Appellant’s complaint on appeal that the polygraph examination results are inadmissible
for all purposes was raised for the first time on appeal. Because appellant’s
argument on appeal does not comport with the objection raised in the trial
court, appellant has failed to preserve this issue for review. See Tex. R. App. P. 33.1(a); Marcum v.
State, 983 S.W.2d 762, 765 (Tex. App.—Houston [14th Dist.] 1998, pet.
ref’d) (providing that “on proper objection,” polygraph results are
inadmissible). We overrule appellant’s first issue.
In his second
issue, appellant contends that the trial court committed reversible error in
admitting evidence of extraneous offenses. In support of this argument, appellant
points to the testimony of the polygraph examiner who testified that appellant
was deceptive in his polygraph answers regarding his sexual contact with minors.
Appellant also points to the polygraph examination results, which appellant
claims contain numerous uncharged extraneous offenses. Appellant also asserts
that the trial court erred in the sentencing phase by admitting the testimony
of a Child Protective Services investigator who testified that appellant
admitted during a 1997 investigation that he had sexual relations with his
sisters and some cousins. According to appellant, all of this evidence is
inadmissible extraneous-offense evidence under Texas Rule of Evidence 403
because its probative value is substantially outweighed by the danger of unfair
prejudice.
The record does not reflect that appellant raised an
objection to any extraneous-offense evidence on Rule 403 grounds. Appellant
objected to the examiner’s testimony, asserting that reference in the polygraph
results to appellant’s prior sexual history was not relevant because it did not
relate specifically to the conditions of appellant’s treatment and probation.
The trial court overruled this objection. When the State sought to admit the
polygraph examination results, appellant re-urged this objection; however, the
trial court admitted the exhibit. The record does not reflect that appellant
objected to evidence of extraneous offenses under Rule 403 during the
adjudication hearing.
Similarly, at the sentencing phase, appellant
objected to the investigator’s testimony on “custodial interrogation” grounds.
The trial court overruled the objection. The investigator testified that
appellant admitted that he had induced young children to touch his penis;
appellant did not object to this testimony. The trial court asked the
investigator for more information about the investigation. In response, the
investigator testified that the investigation was initiated because of
appellant’s sister’s allegation that he had sexual contact with her. Appellant
objected on hearsay grounds, and the trial court sustained the objection.

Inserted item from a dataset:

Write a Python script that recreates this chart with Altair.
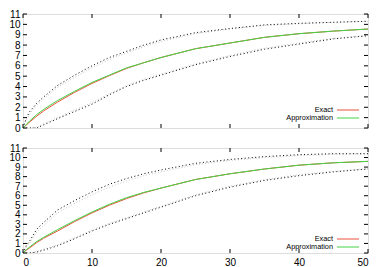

As discussed above, a defendant’s appellate
contention must comport with the specific objection made at trial. Wilson,
71 S.W.3d at 349. An objection stating one legal theory in the trial court may
not be used to support a different legal theory on appeal. Broxton, 909
S.W.2d at 918. Appellant’s complaints to this evidence under Rule 403 were
raised for the first time on appeal. Because appellant’s argument on appeal
does not comport with any objection raised in the trial court, appellant has
failed to preserve this issue for appellate review. See Tex. R. App. P. 33.1(a). We therefore overrule
appellant’s second issue.
Likewise, because appellant has failed to preserve
his second issue for appellate review, we do not address the merits of
appellant’s fourth issue in which he asserts he sustained harm from the
cumulative effect of the errors asserted in appellant’s first three issues. See
Gamboa v. State, 296 S.W.3d 574, 585 (Tex. Crim. App. 2009) (“Though it is
possible for a number of errors to cumulatively rise to the point where they
become harmful, we have never found that ‘non-errors may in their cumulative
effect cause error.’”). On this basis, we overrule appellant’s fourth issue.
C. Did the trial
court err in sentencing appellant to life imprisonment?
In his fifth
issue, appellant contends that the trial court’s sentence of life imprisonment
amounts to cruel and unusual punishment in violation of the United States
Constitution. According to appellant, the sentence is grossly disproportionate
to the offense for which appellant was convicted.
Appellant has not
shown, and our independent review of the record has not revealed, that
appellant timely lodged this specific objection at the time his sentence was
assessed or in any post-trial motion. See Schneider v. State, 645
S.W.2d 463, 466 (Tex. Crim. App. 1983); Jacobs v. State, 80 S.W.3d 631, 632–33
(Tex. App.—Tyler 2002, no pet.). Because appellant did not raise this
objection in the trial court, appellant has not preserved this issue for
appellate review. See Tex. R.
App. P. 33.1(a); Schneider, 645 S.W.2d at 466; Jacobs, 80
S.W.3d at 632–33. Therefore, appellant has waived this complaint and we
overrule his fifth issue.
Having overruled
all of appellant’s issues on appeal, we affirm the trial court’s judgment.
/s/ Kem
Thompson Frost
Justice
Panel consists of Justices Yates,
Frost, and Brown.
Do
Not Publish — Tex. R. App. P. 47.2(b).